Some Think the Cryptopia Hack Is an Inside Job

New Zealand-based cryptocurrency exchange Cryptopia announced overnight that it had suffered “a security breach which resulted in significant losses.” According to the exchange, New Zealand police and related agencies have been alerted and are investigating the breach. The site is in “unscheduled maintenance mode” at this writing, with accounts frozen and trading and withdrawals apparently suspended. According to Cryptopia, the site will not be reopened until the investigation “has been carried out.”

Coinciding with reports that the much larger BitMEX exchange was continuing to shut down the accounts of U.S. and Canadian traders, the Cryptopia hack rings in the New Year with perhaps the most enduring truism of the cryptosphere—if you don’t control your own private keys, your money could disappear at any moment. According to Larry Cermak, lead analyst at The Block, exchange hacks since 2011 have now netted thieves at least $1.1 billion.

As with all such exchange hacks, there is also widespread suspicion that something even more nefarious could be unfolding. Many “hacks” reported by exchanges have been strongly suspected to be cover for exit scams by operators, who can blame the supposed hack for sudden insolvency and take traders’ deposits for themselves.

One trader has noted that the day before the reported hack, a total of about $2.4 million dollars worth of tokens, including Ether (ETH) and a small coin called Centrality (CENNZ), was moved out of Cryptopia’s custodial wallets. This far exceeds the exchange’s normal daily volume.

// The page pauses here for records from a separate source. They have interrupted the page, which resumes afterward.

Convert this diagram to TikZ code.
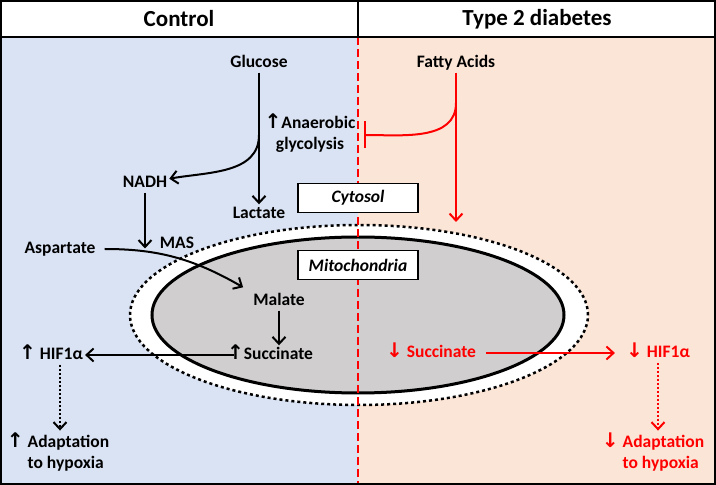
\documentclass[tikz,border=0pt]{standalone}
\usepackage{fontspec}
\setmainfont{Carlito}
\newfontfamily\arrowfont[Scale=1.15]{DejaVu Sans}
\definecolor{ctrlblue}{RGB}{218, 227, 243}
\definecolor{diabpeach}{RGB}{251, 229, 214}
\definecolor{mitogray}{RGB}{208, 206, 206}
\newcommand{\uparr}{{\arrowfont\char"2191}}
\newcommand{\dnarr}{{\arrowfont\char"2193}}
\usetikzlibrary{
  arrows.meta,
  calc,
  positioning,
}
\tikzset{
  >={Straight Barb[length=7pt,width=13pt]},
  txt/.style={font=\fontsize{17.5}{21}\selectfont\bfseries, inner sep=2pt},
  lbl/.style={txt, text height=12pt, text depth=3pt},
  redlbl/.style={lbl, text=red},
  head/.style={font=\fontsize{23}{27}\selectfont\bfseries},
  arr/.style={->, line width=2pt},
  redarr/.style={arr, draw=red},
  dotarr/.style={arr, dash pattern=on 2pt off 2pt},
  tagbox/.style={draw, fill=white, line width=1.5pt, minimum width=120pt, minimum height=29pt,
    inner sep=0pt, font=\fontsize{17.5}{21}\selectfont\bfseries\itshape},
}

\begin{document}
\begin{tikzpicture}[x=1pt,y=1pt]
        \useasboundingbox (0,0) rectangle (716,485);
        % two panels
        \fill[ctrlblue]  (0,0) rectangle (358,448);
        \fill[diabpeach] (358,0) rectangle (716,448);

        % mitochondria
        \draw[fill=white, line width=2.5pt, dash pattern=on 3pt off 3pt] (359,170) ellipse [x radius=229pt, y radius=90pt];
        \draw[fill=mitogray, line width=3pt] (358,170) ellipse [x radius=206pt, y radius=78pt];

        % divider
        \draw[red, line width=2.5pt, dash pattern=on 8pt off 4pt] (358,448) -- (358,0);

        \node[tagbox] (cyto) at (358,287) {Cytosol};
        \node[tagbox] (mito) at (358,220) {Mitochondria};

        % header and frame
        \node[head] (ctrl) at (179,466) {Control};
        \node[head] (t2d)  at (537,466) {Type 2 diabetes};
        \draw[line width=1.5pt] (0,448) -- (716,448);
        \draw[line width=1.5pt] (358,448) -- (358,485);
        \draw[line width=2.5pt] (1,1) rectangle (715,484);

        % control side
        \node[lbl] (glucose) at (259,422) {Glucose};
        \node[lbl] (lactate) at (259,271) {Lactate};
        \node[txt, align=center] (glyco) at (310,352) {\uparr Anaerobic\\glycolysis};
        \node[lbl] (nadh) at (145,302) {NADH};
        \node[lbl] (mas) at (177,241) {MAS};
        \node[lbl] (asp) at (60,236) {Aspartate};
        \node[lbl] (malate) at (279,184) {Malate};
        \node[lbl] (succ) at (270,130) {\uparr Succinate};
        \node[lbl] (hif) at (51,130) {\uparr{} HIF1α};
        \node[txt, align=left] (adapt) at (58,33) {\uparr{} Adaptation\\\phantom{\uparr{} }to hypoxia};

        \coordinate (gsplit) at (259,350);
        \draw[arr] (glucose) -- (lactate);
        \draw[arr] (gsplit) to[out=-90,in=10] (nadh);
        \draw[arr] (nadh) -- (nadh |- mas.base);
        \draw[arr, shorten <=7pt] (asp.east) to[out=0,in=150] ([shift={(-8,4)}]malate.north west);
        \draw[arr] (malate) -- (malate |- succ.north);
        \draw[arr, shorten <=-9pt] (succ) -- (hif);
        \draw[dotarr] ([xshift=9pt]hif.south) -- ([xshift=9pt]hif.south |- adapt.north);

        % diabetes side
        \node[lbl] (fatty) at (456,422) {Fatty Acids};
        \node[redlbl] (rsucc) at (431,132) {\dnarr{} Succinate};
        \node[redlbl] (rhif) at (658,132) {\dnarr{} HIF1α};
        \node[txt, text=red, align=left] (radapt) at (653,33) {\dnarr{} Adaptation\\\phantom{\dnarr{} }to hypoxia};

        \coordinate (rsplit) at (456,382);
        \coordinate (faend) at (456,263);
        \coordinate (inhib) at (364,350);
        \draw[redarr] (fatty) -- (faend);
        \draw[red, line width=2pt, -{Bar[width=27pt,line width=2pt]}] (rsplit) to[out=-90,in=0] (inhib);
        \draw[redarr, shorten <=8pt, shorten >=9pt] (rsucc) -- (rhif);
        \draw[dotarr, draw=red] (rhif.south) -- (rhif.south |- radapt.north);
    \end{tikzpicture}
\end{document}
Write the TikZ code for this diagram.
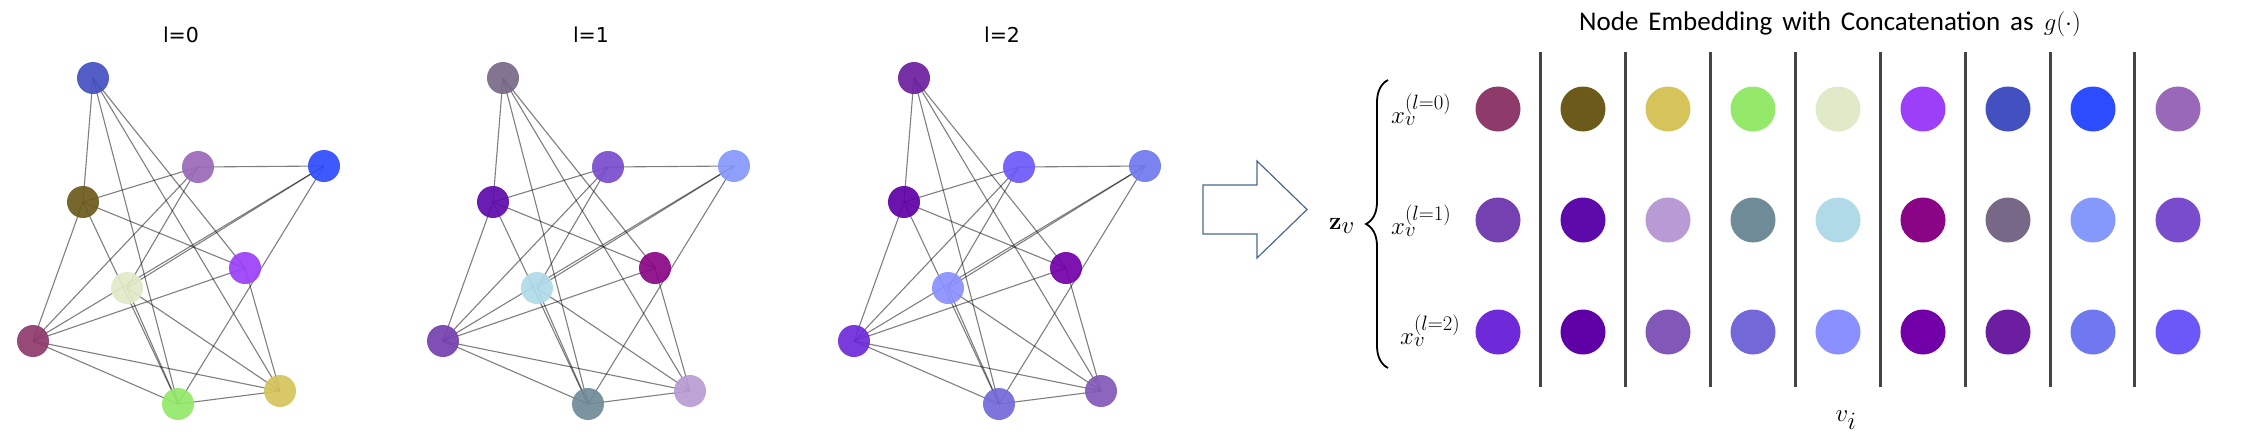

This may have been the actual hackers moving funds, since Cryptopia has not confirmed the amount of its loss. But the move far exceeds normal volume for the exchange, and seems not to have been noticed by Cryptopia for roughly half a day. There is added suspicion of an inside job because Cryptopia had strong two-factor authentication requirements. That would have made it harder (though certainly not impossible) for an outside hacker to compromise accounts.

Even discounting an inside job, there have been longstanding signs of trouble at Cryptopia. Veteran crypto reporter Ian DeMartino reported in November 2018 that Cryptopia had disabled more than 100 different trading pairs in small-cap coins, and was pressing some coin developers to pay steep listing fees to reactivate trading, perhaps in response to malicious attacks that drained funds. In the past, exchanges such as Mt. Gox have allegedly concealed chronic losses, sometimes for months, before finally becoming insolvent, throwing in the towel completely—and taking depositor funds with them.